Smaller communites near large cities (such as Ontario, Calif) are often given a category I designation. These airports, as the category X airport are required to have all resources available, but do not necessarily need have them available on demand. A staffing shortage could result in a delay of staffing, but all the services need to respond to and prevent security breaches is available, but may not be readily available.
Small communities are sometimes given a category II designation. This designation is given to a lower amount of traffic than one would see at a category I. Some resources may not be available at the airport and have to be sent in from the city. Bomb sniffing equipment and heavy weapons may not be available to the police at these airport and any situation requiring these means that the SWAT team would have to be called in from the city. Staffing emergencies are more likely at these airports and the security checkpoint can not guarantee that an officer of the same gender is available.

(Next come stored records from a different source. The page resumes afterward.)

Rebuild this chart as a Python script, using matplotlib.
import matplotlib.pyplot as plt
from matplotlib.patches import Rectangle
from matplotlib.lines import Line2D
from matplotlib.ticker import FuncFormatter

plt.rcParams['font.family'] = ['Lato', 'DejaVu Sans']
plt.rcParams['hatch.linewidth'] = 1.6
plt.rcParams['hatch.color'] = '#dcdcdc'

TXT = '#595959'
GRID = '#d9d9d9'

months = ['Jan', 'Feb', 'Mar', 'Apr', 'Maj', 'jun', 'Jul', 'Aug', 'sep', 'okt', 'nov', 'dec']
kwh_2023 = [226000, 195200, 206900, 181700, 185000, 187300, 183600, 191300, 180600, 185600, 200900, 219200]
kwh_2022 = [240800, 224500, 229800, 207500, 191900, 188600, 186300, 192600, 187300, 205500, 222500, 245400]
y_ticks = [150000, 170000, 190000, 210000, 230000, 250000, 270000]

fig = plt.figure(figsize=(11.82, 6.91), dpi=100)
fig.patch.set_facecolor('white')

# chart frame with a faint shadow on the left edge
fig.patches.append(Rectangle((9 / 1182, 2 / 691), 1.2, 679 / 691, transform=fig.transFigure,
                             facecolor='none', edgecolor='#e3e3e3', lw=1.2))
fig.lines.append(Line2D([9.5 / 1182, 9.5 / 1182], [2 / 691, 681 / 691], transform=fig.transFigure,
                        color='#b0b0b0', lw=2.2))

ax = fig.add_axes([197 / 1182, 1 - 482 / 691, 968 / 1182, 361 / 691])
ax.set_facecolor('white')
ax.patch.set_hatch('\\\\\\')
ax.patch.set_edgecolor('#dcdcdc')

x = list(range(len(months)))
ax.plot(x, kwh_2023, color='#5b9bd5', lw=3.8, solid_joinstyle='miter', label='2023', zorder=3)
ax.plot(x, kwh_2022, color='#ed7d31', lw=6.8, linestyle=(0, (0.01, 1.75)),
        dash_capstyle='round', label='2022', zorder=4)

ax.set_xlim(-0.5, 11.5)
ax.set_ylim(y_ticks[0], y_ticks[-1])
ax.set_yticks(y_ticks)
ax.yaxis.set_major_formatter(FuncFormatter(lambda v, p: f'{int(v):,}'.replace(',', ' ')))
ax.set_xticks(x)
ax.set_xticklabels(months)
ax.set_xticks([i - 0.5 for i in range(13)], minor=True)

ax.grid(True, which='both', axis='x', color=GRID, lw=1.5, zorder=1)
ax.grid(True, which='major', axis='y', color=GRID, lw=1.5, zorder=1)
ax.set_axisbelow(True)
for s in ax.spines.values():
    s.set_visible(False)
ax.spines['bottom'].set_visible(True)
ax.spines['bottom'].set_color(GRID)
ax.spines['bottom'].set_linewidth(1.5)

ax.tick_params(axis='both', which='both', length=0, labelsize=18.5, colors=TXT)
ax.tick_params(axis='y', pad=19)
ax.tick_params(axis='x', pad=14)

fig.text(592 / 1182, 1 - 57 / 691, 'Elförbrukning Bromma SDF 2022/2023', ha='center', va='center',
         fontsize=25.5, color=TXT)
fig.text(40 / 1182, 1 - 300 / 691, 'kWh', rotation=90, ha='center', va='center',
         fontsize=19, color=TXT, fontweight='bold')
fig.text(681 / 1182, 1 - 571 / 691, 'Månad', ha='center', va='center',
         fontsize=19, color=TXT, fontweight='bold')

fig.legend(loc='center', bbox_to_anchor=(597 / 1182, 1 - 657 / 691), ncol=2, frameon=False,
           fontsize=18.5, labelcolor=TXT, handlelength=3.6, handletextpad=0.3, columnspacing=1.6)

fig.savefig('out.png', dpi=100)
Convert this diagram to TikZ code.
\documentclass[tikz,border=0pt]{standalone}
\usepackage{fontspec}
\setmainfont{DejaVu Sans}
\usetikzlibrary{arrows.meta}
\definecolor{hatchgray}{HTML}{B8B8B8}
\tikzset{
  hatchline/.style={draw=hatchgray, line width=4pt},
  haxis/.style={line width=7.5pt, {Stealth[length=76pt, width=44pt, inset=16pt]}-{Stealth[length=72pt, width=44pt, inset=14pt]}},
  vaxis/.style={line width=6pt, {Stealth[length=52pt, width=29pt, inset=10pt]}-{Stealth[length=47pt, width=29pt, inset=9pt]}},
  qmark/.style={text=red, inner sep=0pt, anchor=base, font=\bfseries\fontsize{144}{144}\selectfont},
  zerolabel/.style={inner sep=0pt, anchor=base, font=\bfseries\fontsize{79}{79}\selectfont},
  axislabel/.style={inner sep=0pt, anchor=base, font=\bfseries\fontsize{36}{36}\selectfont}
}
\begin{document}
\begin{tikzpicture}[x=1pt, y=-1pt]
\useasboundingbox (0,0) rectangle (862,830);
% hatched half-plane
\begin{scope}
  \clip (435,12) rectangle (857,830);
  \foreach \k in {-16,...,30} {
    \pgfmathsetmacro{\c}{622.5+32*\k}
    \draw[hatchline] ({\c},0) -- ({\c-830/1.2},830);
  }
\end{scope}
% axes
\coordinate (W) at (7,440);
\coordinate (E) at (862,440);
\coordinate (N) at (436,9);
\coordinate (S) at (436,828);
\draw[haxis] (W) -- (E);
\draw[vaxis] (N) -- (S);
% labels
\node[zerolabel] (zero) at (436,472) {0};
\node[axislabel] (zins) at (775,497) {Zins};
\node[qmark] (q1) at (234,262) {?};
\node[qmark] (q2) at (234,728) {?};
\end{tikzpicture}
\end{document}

Small Communities (such as Grand Junction, CO) are sometimes given a category III designation. This is given to communities too far from large airports to be of any large interest as a potential target. These communities often do not have the resources to cope with severe attack and heavy staffing of security personnel is not required. As with category II airports, personnel of both genders is not always available.
Any city that flies into a category X, I, II or III airport is required to have security screening no matter how small that airport is. Category IV airport are the smallest airports. Category IV Airports often only have 1 security lane (while other airports may have several) and may have fewer than four gates for airplanes to fly into. Category IV airports often have no special secured areas. Airports in this category are about the size of a municipal airport.